The input lag chain is a very complex topic.
To simplify, lets focus only on emulator thru graphics output.
Traditionally, an unoptimized emulator on unoptimized drivers can:
Consider whether emulator does preemptive real input reads before renderin emulator frame, or does inout reads in realtime while doing the render (simulated raster scanout)
- Render emulator frame (varies, up to 1/60sec lag, depending on how intensive it is, and if this jiffy is executed or not to speed up individual emulator rendered frame for delivery sooner. Input read can be early in emulator frame, versus late in emulator frame)
- Deliver to graphics card (varies, up to 1 frame lag) - Present() blocks until room in frame queue. Thats buffer backpressure lag!
- Any frame queues used in the graphics card (varies, 0, or 1 or 2 frame lag). Graphics drivers delivers through any prerendered frames in sequence as consecutive individual refresh cycles.

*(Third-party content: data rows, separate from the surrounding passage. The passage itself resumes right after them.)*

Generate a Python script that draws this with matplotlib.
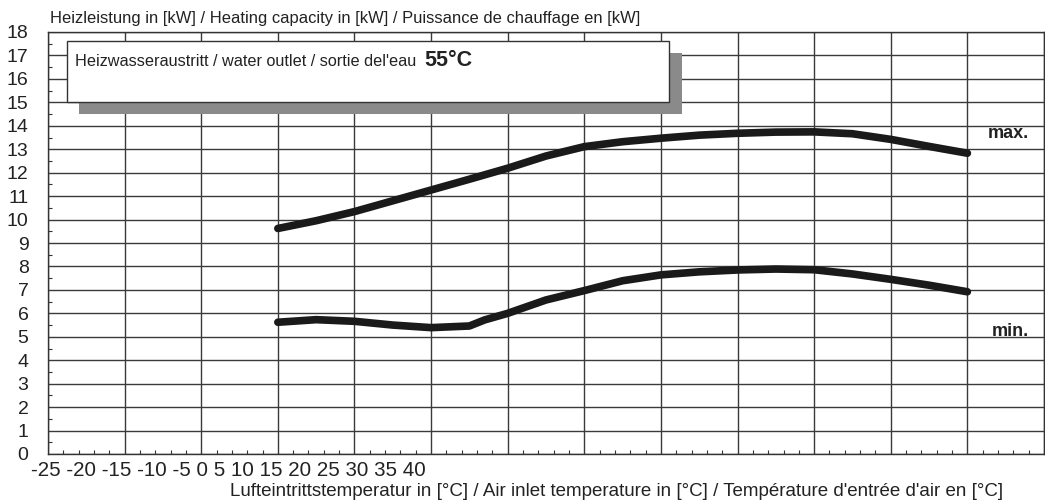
import matplotlib.pyplot as plt
from matplotlib.patches import Rectangle
from matplotlib.ticker import MultipleLocator

plt.rcParams["font.family"] = ["Liberation Sans", "DejaVu Sans"]

# air inlet temperature (°C) and heating capacity (kW)
temp_max = [-10, -7.5, -5, -2.5, 0, 2.5, 5, 7.5, 10, 12.5, 15, 17.5, 20, 22.5, 25, 27.5, 30, 32.5, 35]
cap_max = [9.62, 9.95, 10.34, 10.8, 11.26, 11.72, 12.19, 12.71, 13.11, 13.32, 13.47, 13.6, 13.68, 13.73, 13.74,
           13.66, 13.42, 13.12, 12.83]

temp_min = [-10, -7.5, -5, -2.5, 0, 2.5, 3.5, 5, 7.5, 10, 12.5, 15, 17.5, 20, 22.5, 25, 27.5, 30, 32.5, 35]
cap_min = [5.62, 5.73, 5.66, 5.5, 5.39, 5.46, 5.72, 6.0, 6.57, 6.97, 7.39, 7.64, 7.77, 7.85, 7.89, 7.86, 7.68,
           7.45, 7.2, 6.92]

x_ticks = [-25, -20, -15, -10, -5, 0, 5, 10, 15, 20, 25, 30, 35, 40]
y_ticks = list(range(0, 19))

fig = plt.figure(figsize=(10.45, 5.04), dpi=100)
ax = fig.add_axes([48 / 1045, 50 / 504, 996 / 1045, 422 / 504])

ax.set_xlim(x_ticks[0], x_ticks[-1])
ax.set_ylim(y_ticks[0], y_ticks[-1])

# grid every 5 °C and every kW
ax.set_xticks(x_ticks)
ax.set_yticks(y_ticks)
ax.xaxis.set_minor_locator(MultipleLocator(1))
ax.yaxis.set_minor_locator(MultipleLocator(0.5))
ax.grid(True, which="major", color="#3a3a3a", linewidth=1.0)
ax.tick_params(which="major", length=0, labelbottom=False)
ax.tick_params(axis="y", which="major", labelsize=14, pad=14, colors="#222222")
ax.tick_params(which="minor", direction="in", length=3, color="#333333", width=0.8)
for s in ax.spines.values():
    s.set_color("#333333")
    s.set_linewidth(1.0)

# the curves
ax.plot(temp_max, cap_max, color="#1a1a1a", linewidth=5.5, solid_capstyle="round", solid_joinstyle="round", zorder=4)
ax.plot(temp_min, cap_min, color="#1a1a1a", linewidth=5.5, solid_capstyle="round", solid_joinstyle="round", zorder=4)

ax.text((1029 - 48) / 996, (454 - 133) / 422, "max.", transform=ax.transAxes, ha="right",
        va="center", fontsize=13, fontweight="bold", color="#222222", zorder=5)
ax.text((1029 - 48) / 996, (454 - 331) / 422, "min.", transform=ax.transAxes, ha="right",
        va="center", fontsize=13, fontweight="bold", color="#222222", zorder=5)

# legend box with shadow
def px_box(x0, y0, x1, y1):
    # pixel coords (from top-left of figure) -> axes fraction
    return ((x0 - 48) / 996, (454 - y1) / 422, (x1 - x0) / 996, (y1 - y0) / 422)

bx, by, bw, bh = px_box(79, 53, 682, 114)
ax.add_patch(Rectangle((bx, by), bw, bh, transform=ax.transAxes, facecolor="#8a8a8a", edgecolor="none", zorder=6))
bx, by, bw, bh = px_box(67, 41, 669, 102)
ax.add_patch(Rectangle((bx, by), bw, bh, transform=ax.transAxes, facecolor="white", edgecolor="#333333",
                       linewidth=1.0, zorder=7))
fig.text(75 / 1045, 1 - 61 / 504, "Heizwasseraustritt / water outlet / sortie del'eau", fontsize=11.7,
         color="#222222", va="center", ha="left", zorder=8)
fig.text(424 / 1045, 1 - 60 / 504, "55°C", fontsize=15.5, fontweight="bold", color="#222222", va="center",
         ha="left", zorder=8)

# axis titles
fig.text(50 / 1045, 1 - 18 / 504, "Heizleistung in [kW] / Heating capacity in [kW] / Puissance de chauffage en [kW]",
         fontsize=11.9, color="#222222", va="center", ha="left")
fig.text(1003 / 1045, 1 - 492 / 504,
         "Lufteintrittstemperatur in [°C] / Air inlet temperature in [°C] / Température d'entrée d'air en [°C]",
         fontsize=13.5, color="#222222", va="center", ha="right")

# the temperature scale is printed squeezed together at the lower left
fig.text(31 / 1045, 1 - 471 / 504, " ".join(str(t) for t in x_ticks), fontsize=14.8, color="#222222",
         va="center", ha="left")

fig.savefig("out.png", dpi=100)
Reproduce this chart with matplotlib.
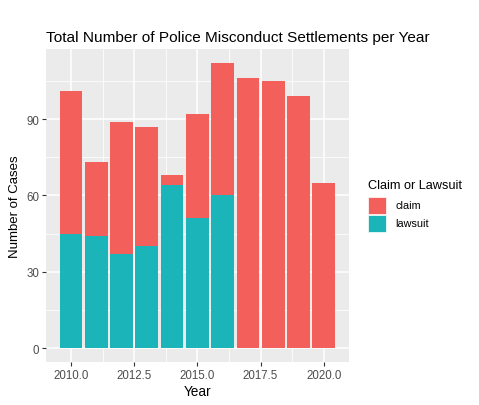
import matplotlib
matplotlib.use("Agg")
import matplotlib.pyplot as plt
from matplotlib.patches import Rectangle
import numpy as np

years = [2010, 2011, 2012, 2013, 2014, 2015, 2016, 2017, 2018, 2019, 2020]
totals = [101, 73, 89, 87, 68, 92, 112, 106, 105, 99, 65]
lawsuit = [45, 44, 37, 40, 64, 51, 60, 0, 0, 0, 0]
claim = [t - l for t, l in zip(totals, lawsuit)]
yticks = [0, 30, 60, 90]
xticks = [2010.0, 2012.5, 2015.0, 2017.5, 2020.0]

CLAIM_C = "#F3605C"
LAW_C = "#1BB5B9"

plt.rcParams['font.family'] = ['Liberation Sans', 'DejaVu Sans']

fig = plt.figure(figsize=(4.79, 4.06), dpi=100)
ax = fig.add_axes([45.7/479, 1-363.3/406, (349-45.7)/479, (363.3-50)/406])
ax.set_facecolor("#EBEBEB")

x = np.array(years, dtype=float)
ax.bar(x, lawsuit, width=0.9, color=LAW_C, zorder=3)
ax.bar(x, claim, width=0.9, bottom=lawsuit, color=CLAIM_C, zorder=3)

ax.set_xlim(2009.0, 2021.0)
ax.set_ylim(-5.6, 117.6)
ax.set_yticks(yticks)
ax.set_yticklabels([str(v) for v in yticks])
ax.set_xticks(xticks)
ax.set_xticklabels([f"{v:.1f}" for v in xticks])
ax.set_yticks([15, 45, 75, 105], minor=True)
ax.set_xticks([2011.25, 2013.75, 2016.25, 2018.75], minor=True)
ax.grid(True, which="major", color="white", linewidth=1.1, zorder=0)
ax.grid(True, which="minor", color="white", linewidth=0.55, zorder=0)
ax.set_axisbelow(True)
for s in ax.spines.values():
    s.set_visible(False)
ax.tick_params(which="major", length=2.7, width=0.8, color="#333333",
               labelsize=8.3, labelcolor="#4D4D4D", pad=2)
ax.tick_params(which="minor", length=0)

ax.set_xlabel("Year", fontsize=9.8, color="black", labelpad=2)
ax.set_ylabel("Number of Cases", fontsize=9.5, color="black", labelpad=4)
fig.text(46/479, 1-42/406, "Total Number of Police Misconduct Settlements per Year",
         fontsize=11.1, color="black", ha="left", va="baseline")

# legend
fig.text(368/479, 1-189/406, "Claim or Lawsuit", fontsize=9.2, ha="left", va="baseline")
for i, (lab, col) in enumerate([("claim", CLAIM_C), ("lawsuit", LAW_C)]):
    y0 = 198 + i * 18
    fig.patches.append(Rectangle((368/479, 1-(y0+17)/406), 18/479, 17/406,
                                 transform=fig.transFigure, facecolor=col,
                                 edgecolor="white", linewidth=0.5))
    fig.text(395/479, 1-(y0+8.5)/406, lab, fontsize=7.8, ha="left", va="center")

fig.savefig("out.png", dpi=100)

You can make it efficient and tight (1 frame lag) but in reality, can be awful. Some very old Blur Busters input lag tests of Battlefield 4 had over 60ms input lag even on a display that had less than 10ms input lag, and even when a frame rendered in only 15ms. Conversely, CS:GO reliably achieved approximately 20ms or so. That was tests way back almost five years ago. The huge variances between software even for VSYNC ON, OFF, GSYNC… Software plays a role on how much lag they add and how they treat the sync workflows (that’s why you hear various tricks such as “input delaying” to reduce lag closer to output.)
Usually maximum prerendered frames is 1, and that is necessary for compatibility with lots of things such as SLI which must multiplex frames from multiple cards into the same frame queue. It also massively improves frame pacing. A few years ago, there was a controversy with the disappearance of the “0” setting in NVInspector for Max Prerendered Frames.
You can use tricks to reduce a lot of lag in this lag chain, but VSYNC ON in games can vary humongously between different apps, it’s simply time interval of input read (which necessarily occurs before rendering in most 3D games) versus the pixel hitting the output jack (the point A to B we are limiting scope to for simplicity).
Beam raced frameslices does input read, render AND output in essentially realtime. Just like the original machine did. Faithfully. With it, there can be just be a mere 1 millisecond between an input read and the actual reacted pixels hitting the graphics output. For any game that does continual input reads mid-scanout, the photons of that can actually hit your eyes in subframe time. Like a mid-screen input read for bottom-of-screen pinball flippers.